S.H.
They get "fears" at this age. Some kids start from 2 years old. And when kids are older as well, they get "fears" as well... both my kids go through that with their respective ages.
Just kinda validate him on it... sometimes when we try to talk them out of it, it can just make it worse... but if they feel like someone really understands them... it can bring them solace.
The fears can come and go, be transient, or throughout toddlerhood... ie: fear about the dark or night-time noises etc.
And yes, sometimes if we get desensitized to it, then when something "really" bothers them, we won't know it.... and they know when we don't believe them.
I don't believe it is gratuitous... he is just still learning as well... about what different words mean...ie: vocabulary. AND.. their emotions are not fully developed yet either... a 3 year ls no expert on "emotions" or coping. So, they need us to help them discern it all to them and to clarify or explain or help them feel reassured.
For instance: if he said he's scared... ask him 'what does the word scared mean"? For my son, I ask him what a word means that he says... so that "I" can be sure what HE means. Sometimes, (afterall they are only 3 years old) they may not mean that exact word. But something else.
For example: when I correct my son on something (not scolding but just explaining something) he will tell me emphatically "Don't BLAME me Mommy.... me good boy...." So I just asked him "Honey, what does 'blame" mean????" and he said "me bad boy.... " And so "I" had to correct "my" reaction to him TOO... because for him 'correcting him' on something, TO HIM, was in his mind being "blamed." So I explain to him that I LOVE him... that Mommy is just explaining something to him... he did not "do" anything wrong.. I am just teaching him something.

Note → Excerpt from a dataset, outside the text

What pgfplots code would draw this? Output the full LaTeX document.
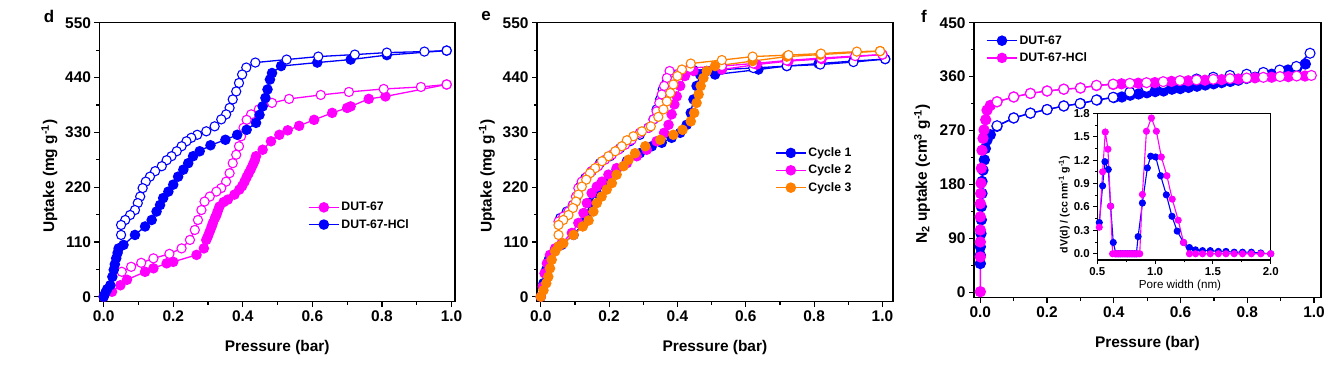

So, get clear on what exactly your son 'means.' Don't immediately assume he is just saying empty words or feelings. Explore with him, his words, how he "thinks" it means and what he is really feeling. AND yes, teach him that it is "okay" to have fears. Nothing wrong with that. Kids WILL go through that no matter what... and it will not always make sense to us adults. Kids minds and imaginations are very active...
So the "fear" stage... is 3-pronged: the child having "fears" which IS developmental based... AND the child's understanding of words/vocabulary and its concepts.... often, they are simply not articulate about word "definitions" like adults are. So teach him. AND then their "emotions" and their feelings and how they interpret and understand things...
Oh and another thing: try not to convey that "boys" have to be "strong" and only "babies" get scared of things. This will make them think that they can't express themselves or cry or even get scared of anything. At least... your boy will admit/tell you how he feels. BRAVO! Nurture that.... fears and all.